String jsonWithNumberAndText = "{\"Key1\":012,\"Key2\":\"012\",\"Key3\":aa12}";

    JSONObject jsonObject1 = new JSONObject(jsonWithNumberAndText);
    String key2 = jsonObject1.getString("Key2");
    long key2OptLong = jsonObject1.optLong("Key2");
    long key2GetLong = jsonObject1.optLong("Key2");

    long key1OptLong = jsonObject1.optLong("Key1");
    long key1GetLong = jsonObject1.optLong("Key1");

    long key3OptLong = jsonObject1.optLong("Key3");
    long key3GetLong = jsonObject1.optLong("Key3");

    System.out.printf("Key2::String::%s::Get Long::%d::Opt Long::%d%n", key2, key2GetLong,key2OptLong);
    System.out.printf("Key1::Get Long::%d::Opt Long::%d%n",  key1GetLong,key1OptLong);
    System.out.printf("Key3::Get Long::%d::Opt Long::%d%n",  key3GetLong,key3OptLong);

    /* Output
    Key2::String::012::Get Long::12::Opt Long::12
    Key1::Get Long::12::Opt Long::12
    Key3::Get Long::0::Opt Long::0
     */`

For the number fields, calling getString on them throws an exception.

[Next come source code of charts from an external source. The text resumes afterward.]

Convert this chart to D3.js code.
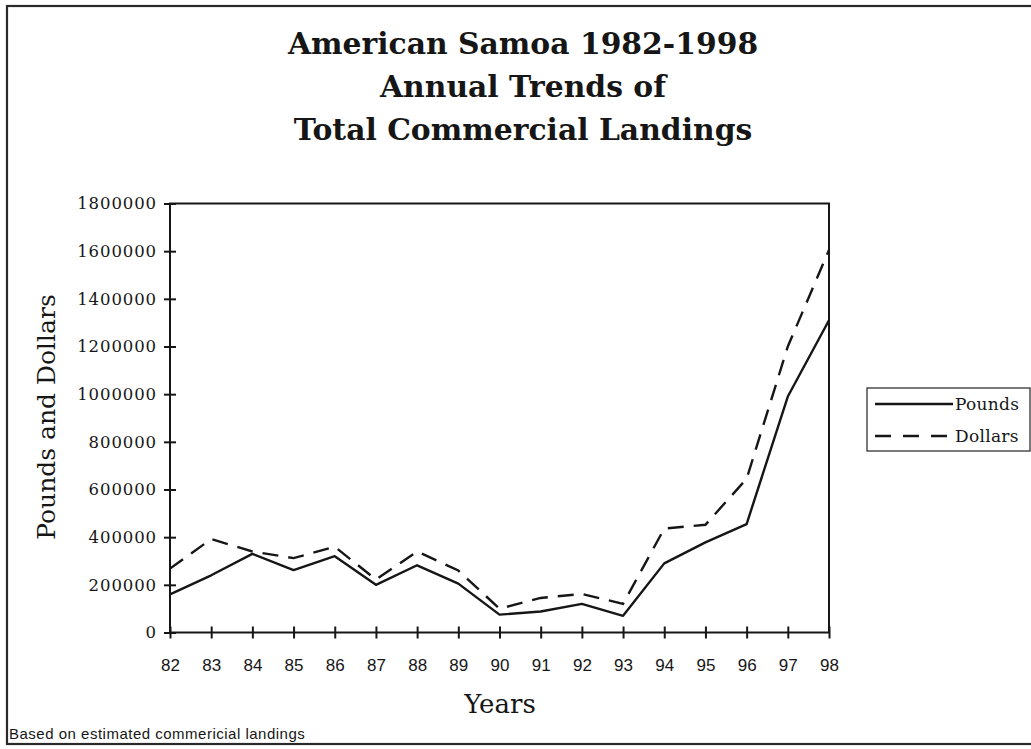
<!DOCTYPE html>
<html>
<head>
<meta charset="utf-8">
<script src="https://cdn.jsdelivr.net/npm/d3@7"></script>
<style>
  html, body { margin: 0; padding: 0; background: #fff; }
  svg { display: block; }
</style>
</head>
<body>
<svg id="chart" width="1031" height="749"></svg>
<script>
// ---- data ----
const years = [82, 83, 84, 85, 86, 87, 88, 89, 90, 91, 92, 93, 94, 95, 96, 97, 98];
const pounds = [160000, 240000, 330000, 262000, 320000, 200000, 282000, 205000, 75000, 88000, 120000, 70000, 290000, 378000, 455000, 990000, 1310000];
const dollars = [268000, 392000, 340000, 312000, 360000, 222000, 340000, 260000, 100000, 145000, 162000, 120000, 436000, 452000, 645000, 1200000, 1605000];
const yTicks = [0, 200000, 400000, 600000, 800000, 1000000, 1200000, 1400000, 1600000, 1800000];
const titleLines = ["American Samoa 1982-1998", "Annual Trends of", "Total Commercial Landings"];
const seriesNames = ["Pounds", "Dollars"];

const svg = d3.select("#chart");
const ink = "#161616";

// outer frame
svg.append("rect")
  .attr("x", 7).attr("y", 6).attr("width", 1040).attr("height", 738)
  .attr("fill", "none").attr("stroke", "#2a2a2a").attr("stroke-width", 2.2);

// title
svg.append("g").selectAll("text").data(titleLines).join("text")
  .attr("x", 523).attr("y", (d, i) => 54 + i * 43)
  .attr("text-anchor", "middle")
  .attr("font-family", "'DejaVu Serif', serif")
  .attr("font-weight", "bold")
  .attr("font-size", 29.8)
  .attr("fill", ink)
  .text(d => d);

// scales
const x = d3.scaleLinear().domain([82, 98]).range([170, 829]);
const y = d3.scaleLinear().domain([0, 1800000]).range([632.5, 203.5]);

// plot frame
svg.append("rect")
  .attr("x", x(82)).attr("y", y(1800000))
  .attr("width", x(98) - x(82)).attr("height", y(0) - y(1800000))
  .attr("fill", "none").attr("stroke", ink).attr("stroke-width", 2);

// y axis
const yAxis = svg.append("g")
  .attr("transform", `translate(${x(82) + 6},0)`)
  .call(d3.axisLeft(y).tickValues(yTicks).tickSize(12).tickPadding(7).tickFormat(d3.format("d")));
yAxis.select(".domain").remove();
yAxis.selectAll(".tick line").attr("stroke", ink).attr("stroke-width", 2);
yAxis.selectAll(".tick text")
  .attr("font-family", "'DejaVu Serif', serif")
  .attr("font-size", 16.5)
  .attr("letter-spacing", 0.9)
  .attr("fill", ink);

// x axis
const xAxis = svg.append("g")
  .attr("transform", `translate(0,${y(0) - 6})`)
  .call(d3.axisBottom(x).tickValues(years).tickSize(12).tickPadding(20).tickFormat(d3.format("d")));
xAxis.select(".domain").remove();
xAxis.selectAll(".tick line").attr("stroke", ink).attr("stroke-width", 2);
xAxis.selectAll(".tick text")
  .attr("font-family", "'Liberation Sans', Arial, sans-serif")
  .attr("font-size", 17)
  .attr("fill", ink);

// axis titles
svg.append("text")
  .attr("x", 500).attr("y", 713)
  .attr("text-anchor", "middle")
  .attr("font-family", "'DejaVu Serif', serif")
  .attr("font-size", 26)
  .attr("fill", ink)
  .text("Years");

svg.append("text")
  .attr("transform", "translate(55,417) rotate(-90)")
  .attr("text-anchor", "middle")
  .attr("font-family", "'DejaVu Serif', serif")
  .attr("font-size", 25)
  .attr("fill", ink)
  .text("Pounds and Dollars");

// lines
const line = d3.line().x((d, i) => x(years[i])).y(d => y(d));
svg.append("path").datum(pounds)
  .attr("d", line).attr("fill", "none")
  .attr("stroke", ink).attr("stroke-width", 2.4).attr("stroke-linejoin", "round");
svg.append("path").datum(dollars)
  .attr("d", line).attr("fill", "none")
  .attr("stroke", ink).attr("stroke-width", 2.4).attr("stroke-dasharray", "16,10");

// legend
const lg = svg.append("g");
lg.append("rect").attr("x", 867).attr("y", 388).attr("width", 163).attr("height", 63)
  .attr("fill", "#fff").attr("stroke", "#333").attr("stroke-width", 1.3);
const legendDash = ["none", "16,12"];
seriesNames.forEach((name, i) => {
  const ly = 404 + i * 32;
  lg.append("line").attr("x1", 875).attr("x2", 953).attr("y1", ly).attr("y2", ly)
    .attr("stroke", ink).attr("stroke-width", 2.4).attr("stroke-dasharray", legendDash[i]);
  lg.append("text").attr("x", 955).attr("y", ly + 6)
    .attr("font-family", "'DejaVu Serif', serif")
    .attr("font-size", 17)
    .attr("letter-spacing", 0.3)
    .attr("fill", ink)
    .text(name);
});

// footnote
svg.append("text")
  .attr("x", 9).attr("y", 739)
  .attr("font-family", "'Liberation Sans', Arial, sans-serif")
  .attr("font-size", 15)
  .attr("letter-spacing", 0.5)
  .attr("fill", ink)
  .text("Based on estimated commericial landings");
</script>
</body>
</html>
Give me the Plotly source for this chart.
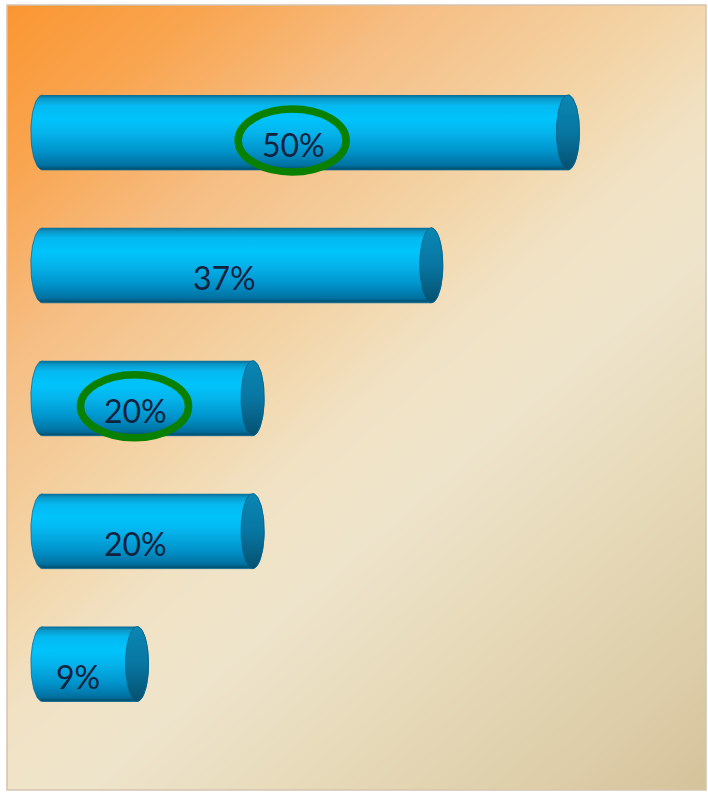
import numpy as np
import plotly.graph_objects as go

# values shown on the five cylinders, top to bottom
values = [50, 37, 20, 20, 9]
labels = [f"{v}%" for v in values]
highlighted = [True, False, True, False, False]

BAR_HALF = 0.282      # half height of a cylinder, in category units
CAP_RX = 1.1          # horizontal radius of the end caps, in value units
X_RANGE = [-3.37, 63.14]
Y_RANGE = [4.948, -0.959]

BODY_SCALE = [
    [0.0, "#004B68"], [0.06, "#0070A0"], [0.25, "#0094CC"], [0.5, "#05B4EC"],
    [0.68, "#00C4FC"], [0.86, "#05B8F0"], [0.95, "#0A98C8"], [1.0, "#0B6C94"],
]
CAP_SCALE = [[0.0, "#05506F"], [0.5, "#0876A2"], [1.0, "#0A86B3"]]
BG_SCALE = [
    [0.0, "#FB9632"], [0.12, "#F9A550"], [0.25, "#F6BE84"], [0.4, "#F3D4A6"],
    [0.5, "#F1E2C4"], [0.6, "#EEE4CB"], [0.75, "#E6D9B8"], [0.9, "#DDCDA8"],
    [1.0, "#D4C29A"],
]
TEXT_COLOR = "#10223E"
RING_COLOR = "#0A8000"

fig = go.Figure()

# diagonal background wash
fig.add_trace(go.Heatmap(
    x=X_RANGE, y=[Y_RANGE[1], Y_RANGE[0]],
    z=[[0, 0.42], [0.55, 1]],
    colorscale=BG_SCALE, zmin=0, zmax=1, zsmooth="best",
    showscale=False, hoverinfo="skip",
))

left_t = np.linspace(np.pi / 2, 3 * np.pi / 2, 40)
right_t = np.linspace(-np.pi / 2, np.pi / 2, 40)
full_t = np.linspace(0, 2 * np.pi, 80)

for i, v in enumerate(values):
    bx = np.concatenate([CAP_RX * np.cos(left_t), v + CAP_RX * np.cos(right_t)])
    by = np.concatenate([i - BAR_HALF * np.sin(left_t), i - BAR_HALF * np.sin(right_t)])
    fig.add_trace(go.Scatter(
        x=bx, y=by, mode="lines", fill="toself",
        line=dict(width=0.8, color="#0A6A94"),
        fillgradient=dict(type="vertical", colorscale=BODY_SCALE,
                          start=i + BAR_HALF, stop=i - BAR_HALF),
        hoverinfo="skip",
    ))
    fig.add_trace(go.Scatter(
        x=v + CAP_RX * np.cos(full_t), y=i - BAR_HALF * np.sin(full_t),
        mode="lines", fill="toself",
        line=dict(width=0.8, color="#06658C"),
        fillgradient=dict(type="vertical", colorscale=CAP_SCALE,
                          start=i + BAR_HALF, stop=i - BAR_HALF),
        hoverinfo="skip",
    ))
    fig.add_annotation(
        x=v / 2, y=i, text=labels[i], showarrow=False,
        xshift=-12, yshift=-12,
        font=dict(family="Lato, sans-serif", size=32, color=TEXT_COLOR),
    )
    if highlighted[i]:
        fig.add_shape(
            type="circle", xref="x", yref="y",
            xsizemode="pixel", ysizemode="pixel",
            xanchor=v / 2, yanchor=i,
            x0=-13 - 54, x1=-13 + 54, y0=-8 - 31.5, y1=-8 + 31.5,
            line=dict(color=RING_COLOR, width=7.5),
        )

# thin frame round the picture
fig.add_shape(type="rect", xref="paper", yref="paper", x0=0, x1=1, y0=0, y1=1,
              line=dict(color="#D6C3AE", width=1.5))

fig.update_xaxes(visible=False, range=X_RANGE, fixedrange=True)
fig.update_yaxes(visible=False, range=Y_RANGE, fixedrange=True)
fig.update_layout(
    width=708, height=793,
    margin=dict(l=7, r=2, t=5, b=3),
    paper_bgcolor="white", plot_bgcolor="rgba(0,0,0,0)",
    showlegend=False,
)

fig.write_html("out.html", config={"displayModeBar": False},
               post_script="document.body.style.margin='0';")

This is where probably we have a scope if improvement. JSON Object may store the original value, and getString would return the original value (it could be a legitimate number, a number with leading zeros, or a set of non-number characters).

stleary commented 1 year ago

@rudrajyotib No worries, you did nothing wrong. It is my responsibility to provide the guardrails so that contributors don't accidentally break existing projects with a code change, so this is on me.

stleary commented 9 months ago

This issue may have turned up in #852. Investigating...

bartlaarhoven commented 8 months ago

We are seeing this behavior, or at least related behavior, as well, but only after updating from 20231013 to 20240205.

We extensively use the XML to JSON transformation offered by this library, and see the following change happening:

Given an XML:

...
    <datatypes>
        <telephone>0123456789</telephone>
        <amount>0.1230</amount>
        <boolean>true</boolean>
    </datatypes>
...

and our code:

JSONObject o = XML.toJSONObject(xml, keepStrings);

Behavior in 20231023 with keepStrings on false:

{"amount":0.123,"boolean":true,"telephone":"0123456789"}

Behavior in 20240205 with keepStrings on false:

{"amount":0.123,"boolean":true,"telephone":123456789}

As phone numbers in our country (as in most of Europe I believe) start with a 0, it was very helpful that JSON-java understood that and treated strings with leading zeroes as a string instead of an integer. This has changed and for us, functionally, this is indeed regression as suggested before.

We do not want the keepStrings on true: booleans and regular integers should actually be converted into booleans and integers. So for now we can not update JSON-java to the latest version, and that's of course not a desirable situation.

stleary commented 8 months ago

@bartlaarhoven Thanks for posting. This issue will be resolved in the next 48 hours. The new behavior will either be reverted, or changed to opt-in, depending on how the code looks. A new version will also be released.